All information contained in the Offer to Purchase (including Schedule I to the Offer to Purchase) is hereby expressly incorporated by reference herein in response to Items 1 through 9 and Item 11 of this Schedule TO and is supplemented by the information specifically provided in this Amendment, except as otherwise set forth below. Except as otherwise set forth in this Amendment, the information in the Schedule TO remains unchanged and is incorporated herein by reference to the extent relevant to the items in this Amendment. Capitalized terms used but not defined herein have the meanings ascribed to them in the Schedule TO.
Items 1 through 9 and Item 11.
The Offer to Purchase and Items 1 through 9 and Item 11 of the Schedule TO, to the extent such Items incorporate by reference the information contained in the Offer to Purchase, are hereby amended and supplemented as set forth below. Page references below are to the Offer to Purchase as originally filed.
Section 10—“Background of the Offer; Past Contacts or Negotiations with the Company” of the Offer to Purchase is hereby amended and supplemented by adding the following paragraphs at the end thereof:
“On July 16, 2026, Purchaser, Parent, and the Company entered into an amendment to the Merger Agreement to extend the Outside Date from July 17, 2026 to July 21, 2026.”

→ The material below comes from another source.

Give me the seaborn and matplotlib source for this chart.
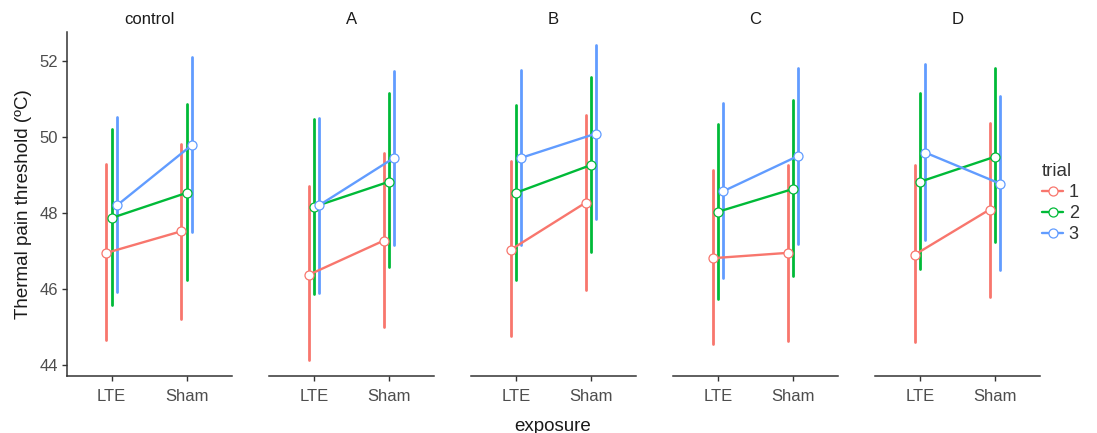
import pandas as pd
import matplotlib.pyplot as plt
import seaborn as sns
from matplotlib.lines import Line2D

# Values (order: control, A, B, C, D; each LTE then Sham)
groups = ["control", "A", "B", "C", "D"]
exposures = ["LTE", "Sham"]
trials = ["1", "2", "3"]

mean_t1 = [46.94, 47.51, 46.36, 47.26, 47.02, 48.26, 46.80, 46.94, 46.89, 48.08]
low_t1 = [44.65, 45.20, 44.12, 44.98, 44.74, 45.97, 44.54, 44.63, 44.60, 45.79]
high_t1 = [49.27, 49.81, 48.69, 49.58, 49.35, 50.57, 49.12, 49.25, 49.24, 50.37]

mean_t2 = [47.86, 48.52, 48.15, 48.81, 48.52, 49.25, 48.02, 48.62, 48.81, 49.47]
low_t2 = [45.57, 46.23, 45.86, 46.56, 46.23, 46.95, 45.73, 46.32, 46.52, 47.23]
high_t2 = [50.19, 50.85, 50.45, 51.14, 50.83, 51.57, 50.32, 50.96, 51.14, 51.80]

mean_t3 = [48.19, 49.78, 48.19, 49.44, 49.44, 50.08, 48.56, 49.49, 49.58, 48.76]
low_t3 = [45.90, 47.49, 45.88, 47.16, 47.16, 47.82, 46.28, 47.18, 47.29, 46.50]
high_t3 = [50.51, 52.10, 50.48, 51.73, 51.75, 52.41, 50.88, 51.80, 51.90, 51.07]

colors = ["#F8766D", "#00BA38", "#619CFF"]

# long table: lower end, mean and upper end of each interval
rows = []
for trial, m, lo, hi in zip(trials, [mean_t1, mean_t2, mean_t3],
                            [low_t1, low_t2, low_t3], [high_t1, high_t2, high_t3]):
    i = 0
    for g in groups:
        for e in exposures:
            for v in (lo[i], m[i], hi[i]):
                rows.append({"group": g, "exposure": e, "trial": trial, "value": v})
            i += 1
df = pd.DataFrame(rows)

sns.set_style("white")
plt.rcParams['font.family'] = ['Liberation Sans', 'DejaVu Sans']

fig, axes = plt.subplots(1, 5, figsize=(10.97, 4.33), dpi=100, sharey=True)
fig.subplots_adjust(left=0.0608, right=0.948, bottom=0.1316, top=0.926, wspace=0.224)

for ax, g in zip(axes, groups):
    sns.pointplot(
        data=df[df["group"] == g], x="exposure", y="value", hue="trial",
        order=exposures, hue_order=trials, palette=colors,
        estimator="median", errorbar=lambda v: (v.min(), v.max()),
        dodge=0.14, markers="o", markersize=6.5, linewidth=1.7,
        markerfacecolor="white", markeredgewidth=0.9, zorder=3,
        err_kws={"linewidth": 2.0, "zorder": 2}, legend=False, ax=ax,
    )
    ax.set_xlim(-0.6, 1.6)
    ax.set_ylim(43.7, 52.75)
    ax.set_title(g, fontsize=12, color="#1a1a1a", pad=6)
    ax.set_xlabel("")
    ax.set_ylabel("")
    for s in ["top", "right"]:
        ax.spines[s].set_visible(False)
    ax.spines["bottom"].set_color("#333333")
    ax.spines["bottom"].set_linewidth(1.1)
    ax.tick_params(axis="x", length=3.5, width=1, color="#333333",
                   labelsize=12, labelcolor="#4D4D4D", pad=6, bottom=True)
    if ax is axes[0]:
        ax.spines["left"].set_color("#333333")
        ax.spines["left"].set_linewidth(1.1)
        ax.set_yticks([44, 46, 48, 50, 52])
        ax.tick_params(axis="y", length=3.5, width=1, color="#333333",
                       labelsize=12, labelcolor="#4D4D4D", pad=3, left=True)
        ax.set_ylabel("Thermal pain threshold (ºC)", fontsize=13.5, color="#1a1a1a", labelpad=5)
    else:
        ax.spines["left"].set_visible(False)
        ax.tick_params(axis="y", left=False, labelleft=False)

fig.text(0.504, 0.016, "exposure", ha="center", va="center", fontsize=13.5, color="#1a1a1a")

handles = [Line2D([0], [0], color=c, lw=1.7, marker="o", markersize=6.5,
                  markerfacecolor="white", markeredgewidth=0.9) for c in colors]
leg = fig.legend(handles, trials, title="trial", loc="upper left",
                 bbox_to_anchor=(0.943, 0.64), frameon=False, fontsize=13,
                 title_fontsize=13.5, handlelength=1.2, handletextpad=0.3,
                 labelspacing=0.22, alignment="left", borderaxespad=0)
for t in leg.get_texts():
    t.set_color("#333333")
leg.get_title().set_color("#333333")

fig.savefig("out.png", dpi=100)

The Cover Page, the “Introduction” and Section 1 — “Terms of the Offer”
The Offer to Purchase and the related Letter of Transmittal are hereby amended and supplemented to reflect that the Expiration Time of the Offer has been extended, as follows:
“On July 16, 2026, Purchaser extended the Expiration Time until 11:59 p.m., New York City time, on July 20, 2026, unless the Offer is further extended or earlier terminated as permitted by the Merger Agreement. The Offer was previously scheduled to expire at 11:59 p.m., New York City time, on July 16, 2026.
Equiniti Trust Company, LLC, the depositary for the Offer, has advised Purchaser that, as of 5:30 p.m., New York City time, on July 15, 2026, approximately 5,897,848 Common Shares have been validly tendered and not validly withdrawn pursuant to the Offer, representing approximately 64.67% of the 9,119,742 Common Shares outstanding as of July 15, 2026 (the most recent practicable date).
Parent and Purchaser expect the Offer will be consummated promptly following the expiration of the Offer (as hereby extended), subject to the satisfaction of the remaining conditions to the consummation of the Offer set forth in the Merger Agreement.”
Amendments to the Offer to Purchase and Exhibits to the Schedule TO
Accordingly, all references to “11:59 p.m., New York City time, on July 16, 2026” set forth in the Offer to Purchase (Exhibit (a)(1)(A)), the Letter of Transmittal (Exhibit (a)(1)(B)), the Letter to Brokers, Dealers, Commercial Banks, Trust Companies and Other Nominees (Exhibit (a)(1)(C)), the Letter to Clients for use by Brokers, Dealers, Commercial Banks, Trust Companies and Other Nominees (Exhibit (a)(1)(D)) and the Form of Notice of Guaranteed Delivery (Exhibit (a)(1)(E)) are hereby amended and replaced with “11:59 p.m., New York City time, on July 20, 2026.”